## Task brief
Copy each line where the word "this" occurs.

────────────────

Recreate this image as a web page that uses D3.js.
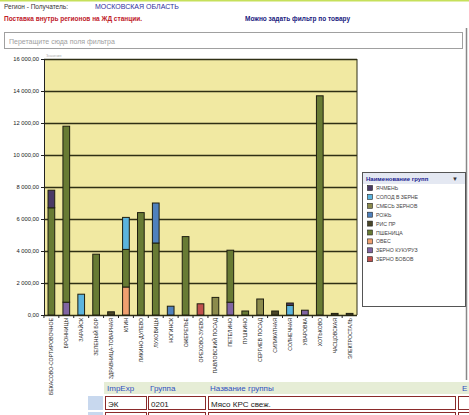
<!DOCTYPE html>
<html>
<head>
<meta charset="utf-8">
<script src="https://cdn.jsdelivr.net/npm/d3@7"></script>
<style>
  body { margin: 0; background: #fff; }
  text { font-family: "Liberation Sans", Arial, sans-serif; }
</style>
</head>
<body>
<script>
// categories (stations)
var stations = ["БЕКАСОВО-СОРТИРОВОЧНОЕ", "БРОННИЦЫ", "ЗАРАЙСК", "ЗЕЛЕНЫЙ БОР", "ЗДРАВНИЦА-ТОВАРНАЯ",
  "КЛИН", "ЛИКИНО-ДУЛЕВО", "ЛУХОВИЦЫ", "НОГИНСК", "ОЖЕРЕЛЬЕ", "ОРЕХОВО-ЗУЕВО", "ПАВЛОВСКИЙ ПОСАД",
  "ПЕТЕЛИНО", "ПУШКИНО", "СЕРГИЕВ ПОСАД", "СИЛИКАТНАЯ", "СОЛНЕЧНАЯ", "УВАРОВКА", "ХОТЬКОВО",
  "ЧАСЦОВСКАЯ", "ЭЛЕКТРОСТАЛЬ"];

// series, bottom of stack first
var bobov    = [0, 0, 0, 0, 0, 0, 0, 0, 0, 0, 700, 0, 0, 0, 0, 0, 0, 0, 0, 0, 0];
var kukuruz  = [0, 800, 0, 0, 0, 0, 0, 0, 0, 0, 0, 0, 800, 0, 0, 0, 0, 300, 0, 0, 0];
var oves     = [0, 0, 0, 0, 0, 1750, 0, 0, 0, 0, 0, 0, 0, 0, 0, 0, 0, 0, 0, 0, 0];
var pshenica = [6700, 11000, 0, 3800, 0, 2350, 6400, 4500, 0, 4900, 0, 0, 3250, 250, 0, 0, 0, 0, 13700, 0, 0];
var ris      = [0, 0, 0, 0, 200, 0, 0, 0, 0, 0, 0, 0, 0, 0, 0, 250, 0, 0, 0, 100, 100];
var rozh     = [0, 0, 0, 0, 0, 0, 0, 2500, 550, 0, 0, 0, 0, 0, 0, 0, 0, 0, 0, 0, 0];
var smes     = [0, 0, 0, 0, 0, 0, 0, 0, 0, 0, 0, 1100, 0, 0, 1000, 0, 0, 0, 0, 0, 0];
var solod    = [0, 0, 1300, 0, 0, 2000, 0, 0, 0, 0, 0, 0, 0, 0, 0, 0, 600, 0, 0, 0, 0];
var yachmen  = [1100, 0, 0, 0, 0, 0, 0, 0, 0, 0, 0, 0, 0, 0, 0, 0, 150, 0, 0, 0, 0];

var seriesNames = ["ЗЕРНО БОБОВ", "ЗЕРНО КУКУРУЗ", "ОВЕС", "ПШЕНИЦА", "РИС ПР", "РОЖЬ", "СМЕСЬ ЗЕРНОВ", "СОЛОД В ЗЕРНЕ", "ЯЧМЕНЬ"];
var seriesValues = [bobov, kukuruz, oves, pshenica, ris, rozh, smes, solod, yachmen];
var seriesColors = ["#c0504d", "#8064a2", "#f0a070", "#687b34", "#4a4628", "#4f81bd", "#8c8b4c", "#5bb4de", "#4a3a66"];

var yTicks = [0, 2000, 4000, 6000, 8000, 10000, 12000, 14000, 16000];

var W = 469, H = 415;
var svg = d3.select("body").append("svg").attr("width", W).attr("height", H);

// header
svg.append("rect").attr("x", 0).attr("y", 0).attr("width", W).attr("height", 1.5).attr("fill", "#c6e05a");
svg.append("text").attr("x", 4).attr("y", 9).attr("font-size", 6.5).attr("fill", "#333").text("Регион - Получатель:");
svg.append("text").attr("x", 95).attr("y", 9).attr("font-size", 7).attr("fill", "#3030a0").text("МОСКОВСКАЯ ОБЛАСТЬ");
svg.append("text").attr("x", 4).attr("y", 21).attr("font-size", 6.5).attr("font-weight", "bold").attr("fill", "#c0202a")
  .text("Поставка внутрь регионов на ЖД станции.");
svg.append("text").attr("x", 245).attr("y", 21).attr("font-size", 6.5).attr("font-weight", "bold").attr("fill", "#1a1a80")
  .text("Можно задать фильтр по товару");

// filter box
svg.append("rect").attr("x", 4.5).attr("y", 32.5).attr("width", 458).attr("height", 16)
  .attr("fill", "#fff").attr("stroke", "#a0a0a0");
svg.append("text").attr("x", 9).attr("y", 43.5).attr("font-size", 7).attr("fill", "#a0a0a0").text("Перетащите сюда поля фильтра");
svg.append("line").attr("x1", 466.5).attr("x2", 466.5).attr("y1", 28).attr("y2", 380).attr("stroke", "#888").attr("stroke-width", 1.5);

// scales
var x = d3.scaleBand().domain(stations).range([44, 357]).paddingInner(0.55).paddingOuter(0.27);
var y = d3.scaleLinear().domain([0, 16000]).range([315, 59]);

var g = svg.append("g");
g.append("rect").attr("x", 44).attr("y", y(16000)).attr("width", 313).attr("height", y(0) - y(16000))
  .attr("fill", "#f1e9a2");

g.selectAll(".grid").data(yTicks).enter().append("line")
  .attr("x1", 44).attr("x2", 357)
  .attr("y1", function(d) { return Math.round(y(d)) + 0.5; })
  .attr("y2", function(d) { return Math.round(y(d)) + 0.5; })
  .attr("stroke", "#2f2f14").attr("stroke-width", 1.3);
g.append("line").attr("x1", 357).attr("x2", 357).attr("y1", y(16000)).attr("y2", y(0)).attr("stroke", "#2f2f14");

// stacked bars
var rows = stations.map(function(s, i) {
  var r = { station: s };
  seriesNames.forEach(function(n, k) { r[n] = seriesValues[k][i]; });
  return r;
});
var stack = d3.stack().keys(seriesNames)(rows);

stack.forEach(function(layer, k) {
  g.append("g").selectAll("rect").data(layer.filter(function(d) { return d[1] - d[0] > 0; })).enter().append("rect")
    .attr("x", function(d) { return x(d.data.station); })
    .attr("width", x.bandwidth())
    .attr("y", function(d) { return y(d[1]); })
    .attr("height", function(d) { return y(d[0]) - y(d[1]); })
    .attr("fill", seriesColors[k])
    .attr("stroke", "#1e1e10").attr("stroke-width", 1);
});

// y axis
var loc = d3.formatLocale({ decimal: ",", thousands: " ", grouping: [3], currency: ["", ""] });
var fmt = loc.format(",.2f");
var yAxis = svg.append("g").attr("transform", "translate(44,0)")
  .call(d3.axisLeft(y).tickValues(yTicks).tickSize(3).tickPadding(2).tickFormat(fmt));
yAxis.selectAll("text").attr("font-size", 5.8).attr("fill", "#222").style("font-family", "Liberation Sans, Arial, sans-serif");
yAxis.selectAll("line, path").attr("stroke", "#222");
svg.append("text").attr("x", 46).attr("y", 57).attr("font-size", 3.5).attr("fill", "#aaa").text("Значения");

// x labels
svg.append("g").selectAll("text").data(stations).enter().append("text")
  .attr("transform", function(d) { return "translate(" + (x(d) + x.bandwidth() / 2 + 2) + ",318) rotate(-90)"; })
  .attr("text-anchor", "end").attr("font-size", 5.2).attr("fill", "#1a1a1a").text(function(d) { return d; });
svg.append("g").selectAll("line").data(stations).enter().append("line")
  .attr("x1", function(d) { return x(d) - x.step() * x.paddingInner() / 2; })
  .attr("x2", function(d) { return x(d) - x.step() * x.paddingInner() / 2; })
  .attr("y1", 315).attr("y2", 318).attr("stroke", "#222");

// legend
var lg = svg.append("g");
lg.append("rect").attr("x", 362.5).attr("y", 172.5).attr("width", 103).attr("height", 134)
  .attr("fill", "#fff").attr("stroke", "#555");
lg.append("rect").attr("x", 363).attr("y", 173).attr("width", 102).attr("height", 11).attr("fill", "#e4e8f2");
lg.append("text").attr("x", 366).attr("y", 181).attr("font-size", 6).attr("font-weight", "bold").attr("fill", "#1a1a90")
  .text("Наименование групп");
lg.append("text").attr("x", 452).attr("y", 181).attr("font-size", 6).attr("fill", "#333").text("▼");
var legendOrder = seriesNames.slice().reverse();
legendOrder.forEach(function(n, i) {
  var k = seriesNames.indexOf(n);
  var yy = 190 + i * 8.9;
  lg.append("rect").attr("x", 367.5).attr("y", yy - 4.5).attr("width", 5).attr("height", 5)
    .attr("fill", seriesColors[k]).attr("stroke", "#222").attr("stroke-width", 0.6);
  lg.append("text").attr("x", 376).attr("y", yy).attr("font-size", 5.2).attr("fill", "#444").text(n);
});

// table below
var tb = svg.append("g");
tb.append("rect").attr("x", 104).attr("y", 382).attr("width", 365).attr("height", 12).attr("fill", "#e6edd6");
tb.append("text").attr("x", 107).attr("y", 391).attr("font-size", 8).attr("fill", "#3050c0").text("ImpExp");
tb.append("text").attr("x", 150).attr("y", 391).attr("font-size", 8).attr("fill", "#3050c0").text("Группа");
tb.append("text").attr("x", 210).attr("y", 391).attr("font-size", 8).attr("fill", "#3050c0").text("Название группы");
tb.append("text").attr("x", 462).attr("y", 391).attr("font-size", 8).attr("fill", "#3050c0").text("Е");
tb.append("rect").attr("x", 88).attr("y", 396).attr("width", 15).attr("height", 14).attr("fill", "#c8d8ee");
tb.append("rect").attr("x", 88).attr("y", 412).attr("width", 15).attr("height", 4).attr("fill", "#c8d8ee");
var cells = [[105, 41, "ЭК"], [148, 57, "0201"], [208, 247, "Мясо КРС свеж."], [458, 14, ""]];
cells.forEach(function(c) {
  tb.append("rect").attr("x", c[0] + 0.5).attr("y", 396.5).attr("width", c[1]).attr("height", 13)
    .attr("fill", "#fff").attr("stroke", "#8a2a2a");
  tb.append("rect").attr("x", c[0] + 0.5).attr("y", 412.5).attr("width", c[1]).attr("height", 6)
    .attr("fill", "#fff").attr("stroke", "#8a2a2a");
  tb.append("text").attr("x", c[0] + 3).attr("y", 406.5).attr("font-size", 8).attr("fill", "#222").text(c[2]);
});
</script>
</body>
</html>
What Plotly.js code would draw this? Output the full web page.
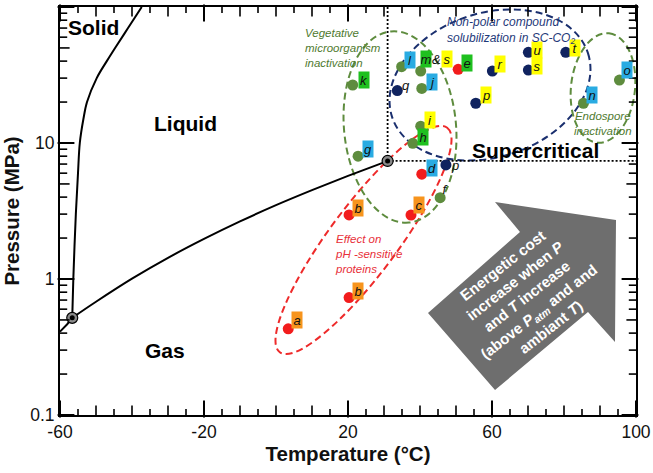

────────────────

## Exercise solution
Recreate this image as a web page that uses D3.js.
What Plotly.js code would draw this? Output the full web page.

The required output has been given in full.